We can’t ultimately escape our limitations. We will collapse before we reach whatever solution we have been trying to find.
We have to find your limits before your limits find us.

Whee (The Gospel):In our search for meaning everywhere, Christ has come to us as the Source of all Meaning

In this kind of culture where limitations are just barriers to be overcome, where we are the masters of our own meaning, where we are running arms outstretched, where we think we are center and central, we lose what actually is central because we mistake our own stuff for it.
This is part of why the teacher cannot find meaning. He is seeking it as if he were God Himself (Bartholomew 2014).
But when we recognize our limitations and recognize we need another. It is good to need another, we recognize that Christ has come to us. That God has not waited for us to get this whole vanity thing right (we can’t). He came to us in the person of Christ.
The wisest thing we can do in our limitation is see that Christ is present to restore everything that we have broken in our vanity. Our sin that propels our pursuits toward meaning, keep us located in the “infinite workday.”
Christ is incarnated and revealed. His is the source we can be contingent upon, that we can depend upon. He meets us in our limitations and doesn’t tell us to run faster. He fixes what keeps us running toward vanity in the first place.
1 Corinthians 1:24–25 ESV
but to those who are called, both Jews and Greeks, Christ the power of God and the wisdom of God. For the foolishness of God is wiser than men, and the weakness of God is stronger than men.
Christ meets us in our vanity and we recognize that Christ Himself is the wisdom of God. So we live in our limitations and embrace Christ as the middle of everything, HE takes the place we thought we were.

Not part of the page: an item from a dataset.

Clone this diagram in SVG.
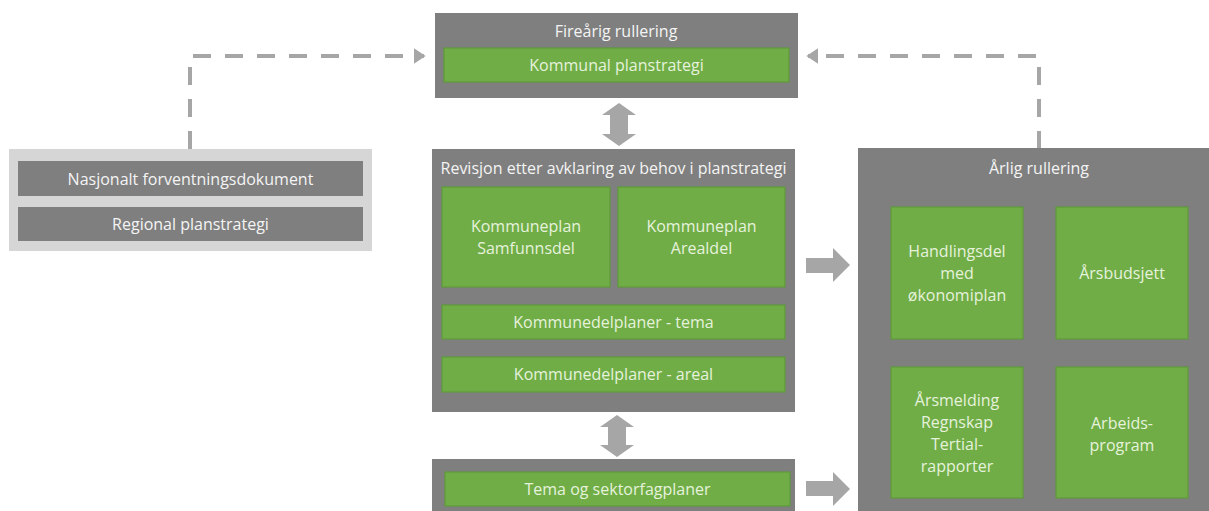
<svg xmlns="http://www.w3.org/2000/svg" width="1209" height="511" viewBox="0 0 1209 511">
<style>
.dark{fill:#7f7f7f}
.light{fill:#d6d6d6}
.green{fill:#70ad47;stroke:#5e9a3a;stroke-width:1.2}
.t{font-family:"Open Sans","Liberation Sans",sans-serif;font-size:16px;text-anchor:middle;dominant-baseline:central}
.tw{fill:#f4f4f4}
.tg{fill:#e6f2dc}
.dash{fill:none;stroke:#a6a6a6;stroke-width:4;stroke-dasharray:18 14}
.arr{fill:#a6a6a6}
</style>
<defs>
<marker id="ah" markerWidth="4" markerHeight="4" refX="2.6" refY="2" orient="auto" markerUnits="strokeWidth">
<path d="M0,0 L3,2 L0,4 z" fill="#a6a6a6"/>
</marker>
</defs>
<rect width="1209" height="511" fill="#ffffff"/>

<g id="connectors">
<path class="dash" d="M190,149 V56 H424" marker-end="url(#ah)"/>
<path class="dash" d="M1039,149 V56 H808" marker-end="url(#ah)"/>
<path class="arr" d="M619,103 L636,115 L628,115 L628,134 L636,134 L619,146 L602,134 L610,134 L610,115 L602,115 z"/>
<path class="arr" d="M617,415 L634,427 L626,427 L626,445 L634,445 L617,457 L600,445 L608,445 L608,427 L600,427 z"/>
<path class="arr" d="M806,258 L833,258 L833,248 L850,265 L833,282 L833,273 L806,273 z"/>
<path class="arr" d="M806,481 L833,481 L833,472 L850,489 L833,506 L833,496 L806,496 z"/>
</g>

<g id="external">
<rect class="light" x="9" y="149" width="363" height="102"/>
<g id="nasjonalt">
<rect class="dark" x="18" y="161" width="345" height="35"/>
<text class="t tw" x="190.5" y="178.5">Nasjonalt forventningsdokument</text>
</g>
<g id="regional">
<rect class="dark" x="18" y="207" width="345" height="34"/>
<text class="t tw" x="190.5" y="224">Regional planstrategi</text>
</g>
</g>

<g id="firearig">
<rect class="dark" x="435" y="13" width="363" height="85"/>
<text class="t tw" x="616" y="31">Fireårig rullering</text>
<g id="kommunal-planstrategi">
<rect class="green" x="444" y="48" width="345" height="34"/>
<text class="t tg" x="616.5" y="65">Kommunal planstrategi</text>
</g>
</g>

<g id="revisjon">
<rect class="dark" x="432" y="149" width="363" height="263"/>
<text class="t tw" x="613.5" y="168">Revisjon etter avklaring av behov i planstrategi</text>
<g id="samfunnsdel">
<rect class="green" x="442" y="187" width="168" height="100"/>
<text class="t tg" x="526" y="226">Kommuneplan</text>
<text class="t tg" x="526" y="248">Samfunnsdel</text>
</g>
<g id="arealdel">
<rect class="green" x="618" y="187" width="167" height="100"/>
<text class="t tg" x="701.5" y="226">Kommuneplan</text>
<text class="t tg" x="701.5" y="248">Arealdel</text>
</g>
<g id="kdp-tema">
<rect class="green" x="442" y="305" width="343" height="34"/>
<text class="t tg" x="613.5" y="322">Kommunedelplaner - tema</text>
</g>
<g id="kdp-areal">
<rect class="green" x="442" y="357" width="343" height="35"/>
<text class="t tg" x="613.5" y="374">Kommunedelplaner - areal</text>
</g>
</g>

<g id="tema-sektor">
<rect class="dark" x="432" y="459" width="363" height="60"/>
<g id="tema-og-sektorfagplaner">
<rect class="green" x="445" y="472" width="345" height="34"/>
<text class="t tg" x="617.5" y="489">Tema og sektorfagplaner</text>
</g>
</g>

<g id="arlig">
<rect class="dark" x="858" y="148" width="360" height="370"/>
<text class="t tw" x="1039" y="168">Årlig rullering</text>
<g id="handlingsdel">
<rect class="green" x="891" y="207" width="132" height="132"/>
<text class="t tg" x="957" y="251">Handlingsdel</text>
<text class="t tg" x="957" y="273">med</text>
<text class="t tg" x="957" y="295">økonomiplan</text>
</g>
<g id="arsbudsjett">
<rect class="green" x="1056" y="207" width="132" height="132"/>
<text class="t tg" x="1122" y="273">Årsbudsjett</text>
</g>
<g id="arsmelding">
<rect class="green" x="891" y="367" width="132" height="131"/>
<text class="t tg" x="957" y="400">Årsmelding</text>
<text class="t tg" x="957" y="422">Regnskap</text>
<text class="t tg" x="957" y="444">Tertial-</text>
<text class="t tg" x="957" y="466">rapporter</text>
</g>
<g id="arbeidsprogram">
<rect class="green" x="1056" y="367" width="132" height="131"/>
<text class="t tg" x="1122" y="423">Arbeids-</text>
<text class="t tg" x="1122" y="445">program</text>
</g>
</g>
</svg>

Yeah (Life in the Gospel): Admit your Vanity by Clinging to Christ

Disrupt your pursuit of meaning this week. Take a break from it. Confess your limitations, invite someone else into it. Shout out all is vanity.
Everytime we embrace our vanity, we don’t see life as something to chase and tackle, we see it as a gift. We see life as something created by God and that there is joy in that.
Ecclesiastes 3:12–14 ESV
I perceived that there is nothing better for them than to be joyful and to do good as long as they live; also that everyone should eat and drink and take pleasure in all his toil—this is God’s gift to man. I perceived that whatever God does endures forever; nothing can be added to it, nor anything taken from it. God has done it, so that people fear before him.
We can begin to see Christ when we embrace our own limitations and dependencies.
embrace vanity by seeing Christ as center and you as not.
If there is someone who you have been praying for to know the goodness of the God who came to us, then maybe one of the best ways you can show them what God is like is to embrace their pursuit of vanity. Invite someone to a meal to embrace your and their own search for vanity. Send someone a card, or invite someone to coffee. Take a hike in the woods, and push your relentless pursuit aside for a bit. It will come roaring back, but remind it that your dependency is in the One who is Center and who holds all things together.
Bartholomew, Craig G. 2014. Ecclesiastes. Paperback edition. Baker Commentary on the Old Testament Wisdom and Psalms. Baker Academic.
Ellul, Jacques. 2021. Reason for Being: A Meditation on Ecclesiastes. Wipf & Stock,.
Fitzgerald, F. Scott. 2018. The Great Gatsby. Scribner, James L.W. West III editor.